W zaległym meczu 17. kolejki Fortuna 1 Ligi Widzewiacy zremisowali bezbramkowo z Odrą w Opolu. Po ostatnim gwizdku piłkarze obu drużyn skomentowali przebieg spotkania.

Paweł Tomczyk:

Przeważaliśmy w tym meczu, byliśmy drużyną lepszą, dłużej utrzymywaliśmy się przy piłce, ale zabrakło kropki nad "i". Mieliśmy swoje sytuacje i niestety ich nie wykorzystaliśmy. Mam nadzieję, że przy najbliższym wyjeździe wywieziemy trzy punkty.

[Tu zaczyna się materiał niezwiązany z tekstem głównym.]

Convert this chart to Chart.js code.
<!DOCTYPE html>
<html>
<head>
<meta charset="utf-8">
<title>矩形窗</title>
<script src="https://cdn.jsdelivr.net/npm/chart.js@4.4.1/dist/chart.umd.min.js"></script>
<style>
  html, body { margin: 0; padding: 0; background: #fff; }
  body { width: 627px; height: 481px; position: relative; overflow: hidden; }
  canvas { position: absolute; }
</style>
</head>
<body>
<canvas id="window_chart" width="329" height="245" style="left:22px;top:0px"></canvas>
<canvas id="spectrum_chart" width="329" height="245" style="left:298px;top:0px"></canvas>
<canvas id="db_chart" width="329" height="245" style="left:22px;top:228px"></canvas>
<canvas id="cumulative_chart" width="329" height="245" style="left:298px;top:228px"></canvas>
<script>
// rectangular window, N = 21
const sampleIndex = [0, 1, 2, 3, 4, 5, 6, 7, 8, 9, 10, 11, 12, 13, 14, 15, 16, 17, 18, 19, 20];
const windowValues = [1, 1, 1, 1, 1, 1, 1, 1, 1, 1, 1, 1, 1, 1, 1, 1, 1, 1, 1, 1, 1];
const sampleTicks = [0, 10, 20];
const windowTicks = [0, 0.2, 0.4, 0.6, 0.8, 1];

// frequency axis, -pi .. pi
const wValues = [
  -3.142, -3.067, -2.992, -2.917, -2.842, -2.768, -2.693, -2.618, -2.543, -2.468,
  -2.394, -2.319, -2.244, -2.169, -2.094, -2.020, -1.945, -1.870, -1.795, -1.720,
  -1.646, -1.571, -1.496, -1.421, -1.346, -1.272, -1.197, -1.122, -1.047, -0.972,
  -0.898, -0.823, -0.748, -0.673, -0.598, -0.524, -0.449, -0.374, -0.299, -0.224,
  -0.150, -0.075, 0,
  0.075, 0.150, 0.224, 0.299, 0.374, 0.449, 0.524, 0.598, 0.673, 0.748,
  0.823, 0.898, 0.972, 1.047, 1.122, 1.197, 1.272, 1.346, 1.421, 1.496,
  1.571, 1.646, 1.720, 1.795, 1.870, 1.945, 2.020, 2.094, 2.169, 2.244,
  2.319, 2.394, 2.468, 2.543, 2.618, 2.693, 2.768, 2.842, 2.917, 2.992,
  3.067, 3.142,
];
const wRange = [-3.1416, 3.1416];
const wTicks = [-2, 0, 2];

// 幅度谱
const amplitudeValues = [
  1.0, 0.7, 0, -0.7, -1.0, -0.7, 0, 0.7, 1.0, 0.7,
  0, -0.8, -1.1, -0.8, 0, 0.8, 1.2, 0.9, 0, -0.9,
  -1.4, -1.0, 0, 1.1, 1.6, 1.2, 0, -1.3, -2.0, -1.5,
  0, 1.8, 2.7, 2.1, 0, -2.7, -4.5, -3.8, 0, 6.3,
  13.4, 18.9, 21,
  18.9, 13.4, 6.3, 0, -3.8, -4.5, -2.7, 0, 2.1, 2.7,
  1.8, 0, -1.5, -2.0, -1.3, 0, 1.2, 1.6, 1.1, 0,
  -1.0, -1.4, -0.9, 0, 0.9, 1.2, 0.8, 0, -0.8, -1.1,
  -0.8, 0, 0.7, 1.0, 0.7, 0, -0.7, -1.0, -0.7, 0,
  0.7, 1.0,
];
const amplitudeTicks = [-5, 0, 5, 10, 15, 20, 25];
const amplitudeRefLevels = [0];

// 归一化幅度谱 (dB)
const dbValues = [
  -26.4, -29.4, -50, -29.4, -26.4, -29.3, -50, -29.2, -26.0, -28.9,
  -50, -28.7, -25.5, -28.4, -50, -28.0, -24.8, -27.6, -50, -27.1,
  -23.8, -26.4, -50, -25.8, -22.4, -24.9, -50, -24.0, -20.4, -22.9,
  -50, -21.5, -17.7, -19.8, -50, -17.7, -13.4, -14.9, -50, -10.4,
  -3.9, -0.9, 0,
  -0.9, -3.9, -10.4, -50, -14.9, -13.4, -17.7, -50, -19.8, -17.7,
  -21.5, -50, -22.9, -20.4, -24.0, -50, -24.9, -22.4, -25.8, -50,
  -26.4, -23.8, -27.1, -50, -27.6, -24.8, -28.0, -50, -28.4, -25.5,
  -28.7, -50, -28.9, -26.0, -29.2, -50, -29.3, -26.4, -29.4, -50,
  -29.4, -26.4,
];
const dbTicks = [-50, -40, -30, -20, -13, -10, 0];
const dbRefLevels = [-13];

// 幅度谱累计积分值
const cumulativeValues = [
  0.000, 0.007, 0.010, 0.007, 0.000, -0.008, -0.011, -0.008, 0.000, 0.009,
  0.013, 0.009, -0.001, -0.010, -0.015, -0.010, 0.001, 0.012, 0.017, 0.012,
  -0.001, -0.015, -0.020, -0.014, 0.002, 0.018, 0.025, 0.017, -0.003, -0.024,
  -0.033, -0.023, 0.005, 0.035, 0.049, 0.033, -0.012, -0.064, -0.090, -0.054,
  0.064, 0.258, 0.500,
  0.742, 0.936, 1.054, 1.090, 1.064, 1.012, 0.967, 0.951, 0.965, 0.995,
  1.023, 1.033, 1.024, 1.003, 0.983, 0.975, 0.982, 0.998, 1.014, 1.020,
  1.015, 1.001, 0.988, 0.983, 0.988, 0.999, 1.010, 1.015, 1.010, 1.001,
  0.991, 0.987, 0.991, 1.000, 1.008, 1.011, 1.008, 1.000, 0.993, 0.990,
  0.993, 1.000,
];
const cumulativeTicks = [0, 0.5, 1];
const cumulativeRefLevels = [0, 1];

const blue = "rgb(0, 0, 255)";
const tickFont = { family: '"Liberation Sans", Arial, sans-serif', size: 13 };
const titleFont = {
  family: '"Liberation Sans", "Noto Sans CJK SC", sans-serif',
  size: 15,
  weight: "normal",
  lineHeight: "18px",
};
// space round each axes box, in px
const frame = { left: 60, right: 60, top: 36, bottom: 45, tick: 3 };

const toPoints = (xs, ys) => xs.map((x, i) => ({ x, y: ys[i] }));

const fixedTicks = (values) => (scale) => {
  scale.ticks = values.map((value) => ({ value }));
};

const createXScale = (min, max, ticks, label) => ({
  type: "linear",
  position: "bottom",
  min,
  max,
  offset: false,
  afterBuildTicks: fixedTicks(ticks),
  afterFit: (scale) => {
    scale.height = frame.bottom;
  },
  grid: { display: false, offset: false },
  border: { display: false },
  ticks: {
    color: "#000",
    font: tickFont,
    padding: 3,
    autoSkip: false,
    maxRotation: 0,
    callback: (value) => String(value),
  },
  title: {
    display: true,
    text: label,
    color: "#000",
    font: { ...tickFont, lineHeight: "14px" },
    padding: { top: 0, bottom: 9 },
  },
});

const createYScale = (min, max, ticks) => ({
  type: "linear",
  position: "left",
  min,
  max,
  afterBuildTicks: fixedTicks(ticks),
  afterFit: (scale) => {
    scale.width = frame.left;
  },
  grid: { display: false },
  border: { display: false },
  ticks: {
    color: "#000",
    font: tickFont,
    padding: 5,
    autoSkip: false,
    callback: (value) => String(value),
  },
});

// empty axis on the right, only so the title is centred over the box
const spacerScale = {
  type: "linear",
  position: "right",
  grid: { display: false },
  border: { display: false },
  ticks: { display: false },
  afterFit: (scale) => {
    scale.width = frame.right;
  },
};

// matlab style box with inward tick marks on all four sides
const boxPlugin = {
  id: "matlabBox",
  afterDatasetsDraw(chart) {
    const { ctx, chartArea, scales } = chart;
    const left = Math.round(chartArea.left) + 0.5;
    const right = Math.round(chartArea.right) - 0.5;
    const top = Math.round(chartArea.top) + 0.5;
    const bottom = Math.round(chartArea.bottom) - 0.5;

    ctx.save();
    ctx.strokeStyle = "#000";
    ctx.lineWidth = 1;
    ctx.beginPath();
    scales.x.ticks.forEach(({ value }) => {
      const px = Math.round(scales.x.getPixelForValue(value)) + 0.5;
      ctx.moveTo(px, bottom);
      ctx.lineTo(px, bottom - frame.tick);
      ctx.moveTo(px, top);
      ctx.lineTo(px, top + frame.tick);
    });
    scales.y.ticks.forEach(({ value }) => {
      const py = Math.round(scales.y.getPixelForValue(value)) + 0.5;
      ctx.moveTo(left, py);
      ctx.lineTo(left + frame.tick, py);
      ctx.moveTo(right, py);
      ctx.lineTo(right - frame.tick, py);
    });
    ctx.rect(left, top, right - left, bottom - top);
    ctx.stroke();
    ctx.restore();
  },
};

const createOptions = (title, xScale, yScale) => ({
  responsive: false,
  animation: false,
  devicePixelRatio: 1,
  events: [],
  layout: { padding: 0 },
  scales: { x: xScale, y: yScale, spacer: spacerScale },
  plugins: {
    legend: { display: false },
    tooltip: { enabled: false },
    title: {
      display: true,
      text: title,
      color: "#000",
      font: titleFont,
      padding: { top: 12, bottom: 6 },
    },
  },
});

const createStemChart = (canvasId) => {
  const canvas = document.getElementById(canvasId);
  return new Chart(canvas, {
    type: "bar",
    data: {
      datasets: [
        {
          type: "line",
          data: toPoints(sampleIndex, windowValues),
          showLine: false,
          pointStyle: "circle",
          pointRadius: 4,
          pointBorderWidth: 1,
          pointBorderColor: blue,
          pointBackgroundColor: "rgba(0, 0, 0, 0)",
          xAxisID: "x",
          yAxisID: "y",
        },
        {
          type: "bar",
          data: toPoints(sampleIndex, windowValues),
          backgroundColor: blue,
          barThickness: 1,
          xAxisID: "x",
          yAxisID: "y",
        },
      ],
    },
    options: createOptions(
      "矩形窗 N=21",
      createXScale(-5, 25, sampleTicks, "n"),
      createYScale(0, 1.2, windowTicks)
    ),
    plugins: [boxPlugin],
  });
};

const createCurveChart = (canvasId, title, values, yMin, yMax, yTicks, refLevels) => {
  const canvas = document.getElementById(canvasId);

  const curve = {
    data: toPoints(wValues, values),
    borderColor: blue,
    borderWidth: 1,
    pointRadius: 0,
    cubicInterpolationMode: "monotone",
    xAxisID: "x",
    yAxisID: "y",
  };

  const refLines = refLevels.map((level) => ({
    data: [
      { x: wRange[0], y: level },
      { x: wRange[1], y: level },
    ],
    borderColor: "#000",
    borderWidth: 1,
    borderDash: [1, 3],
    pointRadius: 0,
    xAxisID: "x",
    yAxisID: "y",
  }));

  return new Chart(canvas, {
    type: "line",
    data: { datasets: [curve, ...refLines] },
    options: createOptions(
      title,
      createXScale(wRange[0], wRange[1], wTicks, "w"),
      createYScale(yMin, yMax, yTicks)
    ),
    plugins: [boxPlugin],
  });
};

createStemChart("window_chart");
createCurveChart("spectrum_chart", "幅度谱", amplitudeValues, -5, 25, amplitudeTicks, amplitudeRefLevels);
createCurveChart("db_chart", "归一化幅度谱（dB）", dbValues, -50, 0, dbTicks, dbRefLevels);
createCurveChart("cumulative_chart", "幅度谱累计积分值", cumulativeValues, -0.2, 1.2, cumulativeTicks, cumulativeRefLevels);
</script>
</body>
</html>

Dzisiaj byliśmy blisko, ale nam się to nie udało.

Michał Grudniewski:

Wiedzieliśmy, że to będzie trudny mecz, prawdopodobnie do pierwszej bramki, bo Odra nie traci zbyt wiele goli. Mieliśmy swoje sytuacje, nie wykorzystaliśmy ich, ale całe szczęście, że nic też nie straciliśmy. Równie dobrze sami mogliśmy dostać bramkę w ostatniej minucie, właściwie z niczego. Potrzebujemy więcej skuteczności, a gra w defensywie mogła się podobać, bo przeciwnicy nie stworzyli za dużo sytuacji. Zależało mi, żeby dobrze wprowadzić się do drużyny, bo tak naprawdę od dwóch miesięcy nie zagrałem ani jednego meczu. Chciałem spokojnie wejść w mecz. Na początku zaliczyłem kilka wygranych pojedynków i to dodało mi pewność siebie. Pod koniec brakowało trochę sił, ale to wypracuje się meczami.

Przemysław Kita:

Można powiedzieć, że zabrano nam gola, ale mam do siebie pretensje, bo wychodziliśmy w sytuacji dwóch na dwóch z Pawłem Tomczykiem i tego nie wykorzystaliśmy. To najbardziej boli, bo muszę wykreować więcej takich sytuacji i strzelić chociaż jedną bramkę. Najbardziej boli nas to, że nie udało nam się zdobyć trzech punktów, bo zdecydowanie byliśmy lepszą drużyną.

Arkadiusz Piech (Odra):

Mecz na pewno nie należał do najlepszych widowisk. Wynik 0:0 nikogo nie zadowala, bo obie drużyny chciały wygrać. Widzew, tak jak my, miał swoje sytuacje i do tego zmarnowany rzut karny. My w samej końcówce też mieliśmy dogodną sytuację na strzelenie gola. Nie udało się, ale trzeba cieszyć się z tego jednego punktu, bo na koniec sezonu może znaczyć bardzo dużo. Wchodziłem na boisko, żeby dać to większe doświadczenie z przodu i strzelić bramkę, żeby się przełamać. Wyszliśmy na ten mecz trochę bojaźliwie, później trochę lepiej organizowaliśmy swoją grę, ale środek pola nie funkcjonował u nas zbyt dobrze. Mieliśmy za dużo strat i przegrywaliśmy zdecydowanie za dużo piłek.